* [Dataset content]:
• • • •

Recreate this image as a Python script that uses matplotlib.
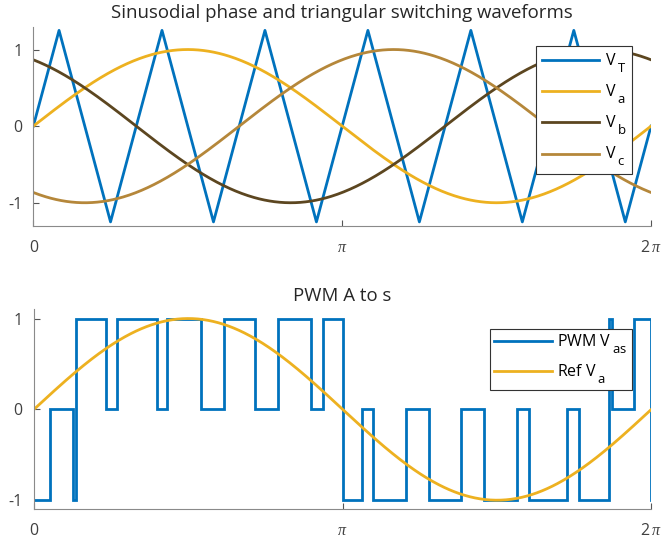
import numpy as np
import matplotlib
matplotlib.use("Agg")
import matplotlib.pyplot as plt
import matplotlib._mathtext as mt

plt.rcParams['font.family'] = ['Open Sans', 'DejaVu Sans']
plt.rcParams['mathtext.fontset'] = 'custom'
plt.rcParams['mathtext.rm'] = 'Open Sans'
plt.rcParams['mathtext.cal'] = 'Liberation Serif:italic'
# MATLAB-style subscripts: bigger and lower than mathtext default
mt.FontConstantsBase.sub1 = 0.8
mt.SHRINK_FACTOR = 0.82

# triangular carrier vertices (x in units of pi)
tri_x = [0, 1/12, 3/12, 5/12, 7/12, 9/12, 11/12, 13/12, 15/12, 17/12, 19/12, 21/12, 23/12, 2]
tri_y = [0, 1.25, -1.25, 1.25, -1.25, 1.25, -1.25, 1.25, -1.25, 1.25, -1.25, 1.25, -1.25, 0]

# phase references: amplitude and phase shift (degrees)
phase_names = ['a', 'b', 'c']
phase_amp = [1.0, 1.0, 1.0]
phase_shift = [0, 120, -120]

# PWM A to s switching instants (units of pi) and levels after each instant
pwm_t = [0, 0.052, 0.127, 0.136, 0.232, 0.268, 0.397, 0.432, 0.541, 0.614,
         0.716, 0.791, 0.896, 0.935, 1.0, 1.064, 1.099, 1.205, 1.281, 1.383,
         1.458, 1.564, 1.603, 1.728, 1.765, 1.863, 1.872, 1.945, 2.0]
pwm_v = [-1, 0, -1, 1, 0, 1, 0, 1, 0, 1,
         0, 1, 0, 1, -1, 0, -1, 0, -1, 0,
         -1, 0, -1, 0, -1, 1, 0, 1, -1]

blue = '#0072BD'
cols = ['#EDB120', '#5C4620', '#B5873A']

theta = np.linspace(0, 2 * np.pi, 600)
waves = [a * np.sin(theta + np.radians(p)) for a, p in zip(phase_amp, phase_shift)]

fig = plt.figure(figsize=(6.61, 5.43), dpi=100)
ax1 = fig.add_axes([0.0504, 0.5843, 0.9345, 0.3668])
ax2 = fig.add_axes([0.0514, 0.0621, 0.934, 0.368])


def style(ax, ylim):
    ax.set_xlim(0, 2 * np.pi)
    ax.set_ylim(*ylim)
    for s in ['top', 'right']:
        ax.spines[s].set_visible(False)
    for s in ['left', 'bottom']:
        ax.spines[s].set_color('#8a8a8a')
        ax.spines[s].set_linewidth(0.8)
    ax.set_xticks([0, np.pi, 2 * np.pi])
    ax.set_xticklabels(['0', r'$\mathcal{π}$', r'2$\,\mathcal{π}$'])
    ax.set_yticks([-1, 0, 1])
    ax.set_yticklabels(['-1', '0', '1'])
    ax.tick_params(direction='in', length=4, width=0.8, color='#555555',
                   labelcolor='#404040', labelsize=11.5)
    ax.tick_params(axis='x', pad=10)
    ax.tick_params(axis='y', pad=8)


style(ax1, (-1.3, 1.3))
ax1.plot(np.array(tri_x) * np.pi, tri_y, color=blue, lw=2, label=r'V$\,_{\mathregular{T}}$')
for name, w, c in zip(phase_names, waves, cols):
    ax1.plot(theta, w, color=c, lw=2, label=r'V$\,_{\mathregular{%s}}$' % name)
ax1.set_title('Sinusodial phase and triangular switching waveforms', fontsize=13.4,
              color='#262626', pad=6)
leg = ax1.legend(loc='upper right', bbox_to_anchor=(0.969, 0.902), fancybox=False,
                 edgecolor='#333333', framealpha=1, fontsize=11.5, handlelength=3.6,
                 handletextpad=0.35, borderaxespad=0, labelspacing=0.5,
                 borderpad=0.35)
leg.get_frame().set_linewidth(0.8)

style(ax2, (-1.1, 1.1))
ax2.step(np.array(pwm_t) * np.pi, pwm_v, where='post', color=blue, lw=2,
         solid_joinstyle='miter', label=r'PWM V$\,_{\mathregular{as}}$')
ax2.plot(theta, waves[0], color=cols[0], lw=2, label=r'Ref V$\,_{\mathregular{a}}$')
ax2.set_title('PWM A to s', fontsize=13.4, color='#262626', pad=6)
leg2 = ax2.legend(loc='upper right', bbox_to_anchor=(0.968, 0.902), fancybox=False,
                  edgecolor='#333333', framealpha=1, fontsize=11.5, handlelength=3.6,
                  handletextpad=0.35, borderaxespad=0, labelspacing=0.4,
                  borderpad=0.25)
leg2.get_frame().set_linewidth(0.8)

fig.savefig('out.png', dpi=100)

• • • •

* [What you are asked to do]: Copy the listing exactly. Any image in it stays out of the copy.

* [Right answer]:
Recreate this image as a Python script that uses matplotlib.
import numpy as np
import matplotlib
matplotlib.use("Agg")
import matplotlib.pyplot as plt
import matplotlib._mathtext as mt

plt.rcParams['font.family'] = ['Open Sans', 'DejaVu Sans']
plt.rcParams['mathtext.fontset'] = 'custom'
plt.rcParams['mathtext.rm'] = 'Open Sans'
plt.rcParams['mathtext.cal'] = 'Liberation Serif:italic'
# MATLAB-style subscripts: bigger and lower than mathtext default
mt.FontConstantsBase.sub1 = 0.8
mt.SHRINK_FACTOR = 0.82

# triangular carrier vertices (x in units of pi)
tri_x = [0, 1/12, 3/12, 5/12, 7/12, 9/12, 11/12, 13/12, 15/12, 17/12, 19/12, 21/12, 23/12, 2]
tri_y = [0, 1.25, -1.25, 1.25, -1.25, 1.25, -1.25, 1.25, -1.25, 1.25, -1.25, 1.25, -1.25, 0]

# phase references: amplitude and phase shift (degrees)
phase_names = ['a', 'b', 'c']
phase_amp = [1.0, 1.0, 1.0]
phase_shift = [0, 120, -120]

# PWM A to s switching instants (units of pi) and levels after each instant
pwm_t = [0, 0.052, 0.127, 0.136, 0.232, 0.268, 0.397, 0.432, 0.541, 0.614,
         0.716, 0.791, 0.896, 0.935, 1.0, 1.064, 1.099, 1.205, 1.281, 1.383,
         1.458, 1.564, 1.603, 1.728, 1.765, 1.863, 1.872, 1.945, 2.0]
pwm_v = [-1, 0, -1, 1, 0, 1, 0, 1, 0, 1,
         0, 1, 0, 1, -1, 0, -1, 0, -1, 0,
         -1, 0, -1, 0, -1, 1, 0, 1, -1]

blue = '#0072BD'
cols = ['#EDB120', '#5C4620', '#B5873A']

theta = np.linspace(0, 2 * np.pi, 600)
waves = [a * np.sin(theta + np.radians(p)) for a, p in zip(phase_amp, phase_shift)]

fig = plt.figure(figsize=(6.61, 5.43), dpi=100)
ax1 = fig.add_axes([0.0504, 0.5843, 0.9345, 0.3668])
ax2 = fig.add_axes([0.0514, 0.0621, 0.934, 0.368])


def style(ax, ylim):
    ax.set_xlim(0, 2 * np.pi)
    ax.set_ylim(*ylim)
    for s in ['top', 'right']:
        ax.spines[s].set_visible(False)
    for s in ['left', 'bottom']:
        ax.spines[s].set_color('#8a8a8a')
        ax.spines[s].set_linewidth(0.8)
    ax.set_xticks([0, np.pi, 2 * np.pi])
    ax.set_xticklabels(['0', r'$\mathcal{π}$', r'2$\,\mathcal{π}$'])
    ax.set_yticks([-1, 0, 1])
    ax.set_yticklabels(['-1', '0', '1'])
    ax.tick_params(direction='in', length=4, width=0.8, color='#555555',
                   labelcolor='#404040', labelsize=11.5)
    ax.tick_params(axis='x', pad=10)
    ax.tick_params(axis='y', pad=8)


style(ax1, (-1.3, 1.3))
ax1.plot(np.array(tri_x) * np.pi, tri_y, color=blue, lw=2, label=r'V$\,_{\mathregular{T}}$')
for name, w, c in zip(phase_names, waves, cols):
    ax1.plot(theta, w, color=c, lw=2, label=r'V$\,_{\mathregular{%s}}$' % name)
ax1.set_title('Sinusodial phase and triangular switching waveforms', fontsize=13.4,
              color='#262626', pad=6)
leg = ax1.legend(loc='upper right', bbox_to_anchor=(0.969, 0.902), fancybox=False,
                 edgecolor='#333333', framealpha=1, fontsize=11.5, handlelength=3.6,
                 handletextpad=0.35, borderaxespad=0, labelspacing=0.5,
                 borderpad=0.35)
leg.get_frame().set_linewidth(0.8)

style(ax2, (-1.1, 1.1))
ax2.step(np.array(pwm_t) * np.pi, pwm_v, where='post', color=blue, lw=2,
         solid_joinstyle='miter', label=r'PWM V$\,_{\mathregular{as}}$')
ax2.plot(theta, waves[0], color=cols[0], lw=2, label=r'Ref V$\,_{\mathregular{a}}$')
ax2.set_title('PWM A to s', fontsize=13.4, color='#262626', pad=6)
leg2 = ax2.legend(loc='upper right', bbox_to_anchor=(0.968, 0.902), fancybox=False,
                  edgecolor='#333333', framealpha=1, fontsize=11.5, handlelength=3.6,
                  handletextpad=0.35, borderaxespad=0, labelspacing=0.4,
                  borderpad=0.25)
leg2.get_frame().set_linewidth(0.8)

fig.savefig('out.png', dpi=100)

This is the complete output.